• [REQUIREMENT]:
Identify each line below containing the string "with" and copy it.

• [SOURCE DATA]:

========================================================================

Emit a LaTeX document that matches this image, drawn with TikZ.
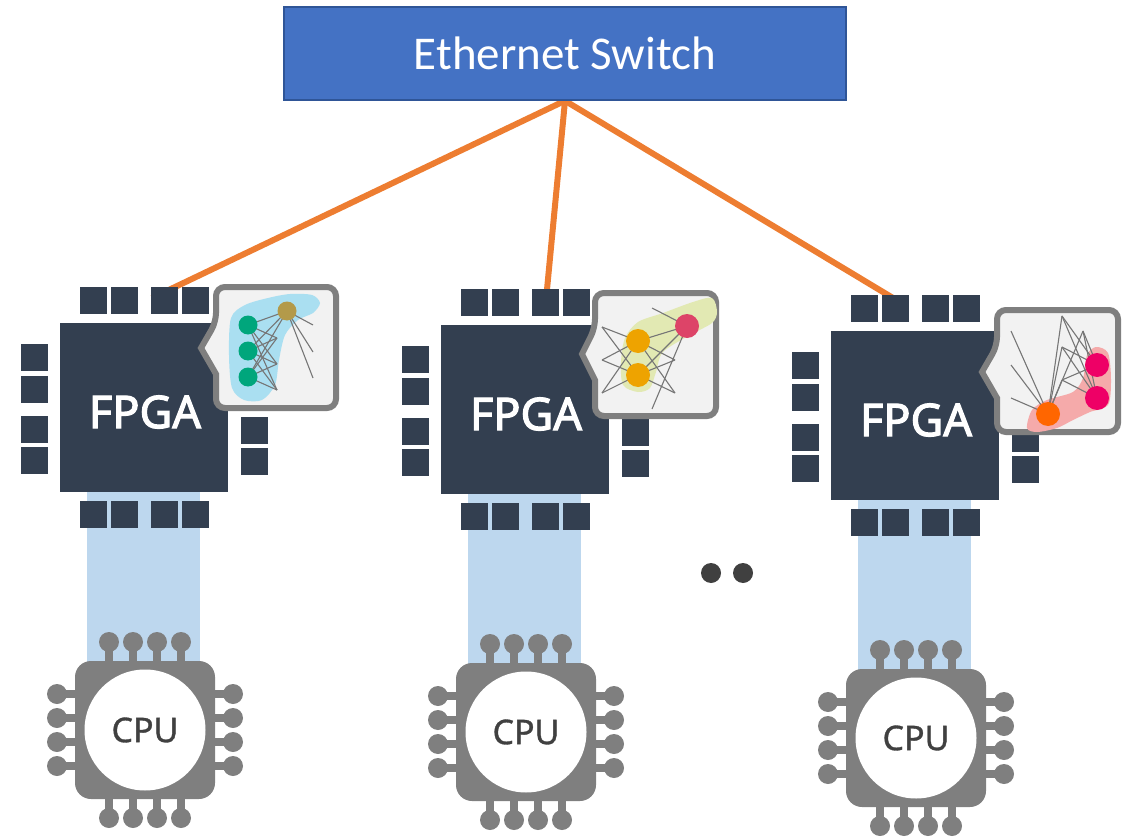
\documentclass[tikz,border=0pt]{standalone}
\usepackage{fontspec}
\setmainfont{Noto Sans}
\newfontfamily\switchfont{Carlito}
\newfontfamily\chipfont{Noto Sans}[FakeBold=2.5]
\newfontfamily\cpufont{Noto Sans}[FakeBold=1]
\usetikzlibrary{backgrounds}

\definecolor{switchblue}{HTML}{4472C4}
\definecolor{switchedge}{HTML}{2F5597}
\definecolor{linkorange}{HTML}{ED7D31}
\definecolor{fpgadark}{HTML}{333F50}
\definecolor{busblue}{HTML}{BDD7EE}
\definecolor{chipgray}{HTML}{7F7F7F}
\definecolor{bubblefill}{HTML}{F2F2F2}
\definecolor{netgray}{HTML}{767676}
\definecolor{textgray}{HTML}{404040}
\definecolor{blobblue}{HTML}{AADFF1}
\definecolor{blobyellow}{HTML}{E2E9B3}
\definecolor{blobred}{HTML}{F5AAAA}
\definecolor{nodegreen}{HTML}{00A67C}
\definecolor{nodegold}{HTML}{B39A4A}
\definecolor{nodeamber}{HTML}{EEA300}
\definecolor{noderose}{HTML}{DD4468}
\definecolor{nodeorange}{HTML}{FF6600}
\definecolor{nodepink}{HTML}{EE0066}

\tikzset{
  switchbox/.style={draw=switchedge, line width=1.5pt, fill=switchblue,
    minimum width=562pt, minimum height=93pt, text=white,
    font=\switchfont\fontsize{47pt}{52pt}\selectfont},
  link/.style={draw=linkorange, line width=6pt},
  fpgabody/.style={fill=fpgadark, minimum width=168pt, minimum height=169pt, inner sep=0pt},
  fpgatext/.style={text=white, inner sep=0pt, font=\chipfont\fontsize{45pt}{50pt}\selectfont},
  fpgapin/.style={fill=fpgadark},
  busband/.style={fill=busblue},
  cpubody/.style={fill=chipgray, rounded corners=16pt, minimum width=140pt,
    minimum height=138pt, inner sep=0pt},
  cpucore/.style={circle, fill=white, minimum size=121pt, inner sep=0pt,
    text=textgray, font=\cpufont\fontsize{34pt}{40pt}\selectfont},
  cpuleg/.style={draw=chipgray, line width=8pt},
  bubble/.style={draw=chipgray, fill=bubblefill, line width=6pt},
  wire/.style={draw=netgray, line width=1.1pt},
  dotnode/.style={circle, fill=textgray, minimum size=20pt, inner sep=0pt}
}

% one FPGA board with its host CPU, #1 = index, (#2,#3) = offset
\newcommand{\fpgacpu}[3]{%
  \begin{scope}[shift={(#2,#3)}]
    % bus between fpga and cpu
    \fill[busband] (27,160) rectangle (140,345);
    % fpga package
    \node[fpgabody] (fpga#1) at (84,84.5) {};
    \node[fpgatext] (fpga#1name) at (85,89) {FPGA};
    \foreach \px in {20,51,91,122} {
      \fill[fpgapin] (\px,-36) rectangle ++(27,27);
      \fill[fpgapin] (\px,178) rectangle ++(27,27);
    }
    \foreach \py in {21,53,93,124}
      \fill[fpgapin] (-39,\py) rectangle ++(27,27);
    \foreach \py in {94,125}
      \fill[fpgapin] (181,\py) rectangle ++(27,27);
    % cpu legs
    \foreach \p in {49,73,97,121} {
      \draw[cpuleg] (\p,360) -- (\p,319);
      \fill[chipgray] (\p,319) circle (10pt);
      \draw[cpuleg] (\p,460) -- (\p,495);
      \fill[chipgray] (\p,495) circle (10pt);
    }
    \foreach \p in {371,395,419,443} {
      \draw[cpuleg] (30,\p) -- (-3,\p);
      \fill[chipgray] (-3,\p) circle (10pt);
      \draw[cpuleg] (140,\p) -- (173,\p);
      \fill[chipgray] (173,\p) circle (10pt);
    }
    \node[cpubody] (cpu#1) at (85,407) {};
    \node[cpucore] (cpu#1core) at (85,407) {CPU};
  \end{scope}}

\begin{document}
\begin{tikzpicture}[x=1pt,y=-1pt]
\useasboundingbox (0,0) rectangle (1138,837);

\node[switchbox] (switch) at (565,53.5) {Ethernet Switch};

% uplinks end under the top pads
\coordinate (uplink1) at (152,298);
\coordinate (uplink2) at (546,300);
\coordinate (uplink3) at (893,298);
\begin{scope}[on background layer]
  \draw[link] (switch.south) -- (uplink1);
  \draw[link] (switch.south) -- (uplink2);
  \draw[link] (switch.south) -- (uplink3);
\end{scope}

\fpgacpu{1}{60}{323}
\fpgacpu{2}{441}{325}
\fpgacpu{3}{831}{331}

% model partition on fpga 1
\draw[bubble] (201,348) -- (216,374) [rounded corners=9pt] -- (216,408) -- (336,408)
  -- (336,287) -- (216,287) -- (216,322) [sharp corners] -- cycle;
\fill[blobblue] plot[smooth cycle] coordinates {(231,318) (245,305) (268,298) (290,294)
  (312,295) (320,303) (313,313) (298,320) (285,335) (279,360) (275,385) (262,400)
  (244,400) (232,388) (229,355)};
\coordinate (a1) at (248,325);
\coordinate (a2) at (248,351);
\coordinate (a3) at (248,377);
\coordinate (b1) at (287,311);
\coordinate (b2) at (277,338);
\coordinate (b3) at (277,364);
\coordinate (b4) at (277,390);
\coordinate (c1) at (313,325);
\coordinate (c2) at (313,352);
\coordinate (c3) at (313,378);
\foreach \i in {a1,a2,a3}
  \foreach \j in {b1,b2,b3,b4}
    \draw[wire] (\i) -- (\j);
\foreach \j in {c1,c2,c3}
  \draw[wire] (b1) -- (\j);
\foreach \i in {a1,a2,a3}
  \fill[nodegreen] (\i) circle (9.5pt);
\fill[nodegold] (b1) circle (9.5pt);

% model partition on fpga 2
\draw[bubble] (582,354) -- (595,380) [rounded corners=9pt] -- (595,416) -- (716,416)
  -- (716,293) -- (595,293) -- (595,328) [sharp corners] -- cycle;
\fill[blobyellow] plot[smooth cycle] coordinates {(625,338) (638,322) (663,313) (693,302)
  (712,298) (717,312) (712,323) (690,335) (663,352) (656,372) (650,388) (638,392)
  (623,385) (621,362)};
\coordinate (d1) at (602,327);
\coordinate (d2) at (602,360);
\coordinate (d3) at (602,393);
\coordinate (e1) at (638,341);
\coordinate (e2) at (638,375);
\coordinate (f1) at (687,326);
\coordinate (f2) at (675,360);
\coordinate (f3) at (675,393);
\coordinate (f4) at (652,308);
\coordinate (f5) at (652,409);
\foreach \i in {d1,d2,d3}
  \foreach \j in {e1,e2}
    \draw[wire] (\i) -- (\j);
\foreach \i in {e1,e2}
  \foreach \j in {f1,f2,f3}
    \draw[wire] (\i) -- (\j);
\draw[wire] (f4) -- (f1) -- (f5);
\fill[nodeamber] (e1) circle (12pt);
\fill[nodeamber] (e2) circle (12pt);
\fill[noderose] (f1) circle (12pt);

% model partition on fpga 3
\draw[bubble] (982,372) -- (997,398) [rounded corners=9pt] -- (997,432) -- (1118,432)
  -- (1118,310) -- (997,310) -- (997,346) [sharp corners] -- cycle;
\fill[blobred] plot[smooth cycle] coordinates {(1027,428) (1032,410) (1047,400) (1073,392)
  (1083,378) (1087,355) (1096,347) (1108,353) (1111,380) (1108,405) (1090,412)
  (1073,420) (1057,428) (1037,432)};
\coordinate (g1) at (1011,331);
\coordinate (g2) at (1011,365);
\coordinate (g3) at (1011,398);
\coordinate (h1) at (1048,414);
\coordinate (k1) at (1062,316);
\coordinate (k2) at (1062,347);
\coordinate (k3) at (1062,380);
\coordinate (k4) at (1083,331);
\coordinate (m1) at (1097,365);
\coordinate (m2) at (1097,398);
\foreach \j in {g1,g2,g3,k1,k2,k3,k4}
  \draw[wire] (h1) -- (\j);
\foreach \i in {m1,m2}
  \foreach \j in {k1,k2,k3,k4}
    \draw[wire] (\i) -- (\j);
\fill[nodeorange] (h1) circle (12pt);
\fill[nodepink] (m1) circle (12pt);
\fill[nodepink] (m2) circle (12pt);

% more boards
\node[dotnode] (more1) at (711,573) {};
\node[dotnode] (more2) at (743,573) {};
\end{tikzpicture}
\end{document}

========================================================================

• [RESULT BELOW]:
Emit a LaTeX document that matches this image, drawn with TikZ.
% one FPGA board with its host CPU, #1 = index, (#2,#3) = offset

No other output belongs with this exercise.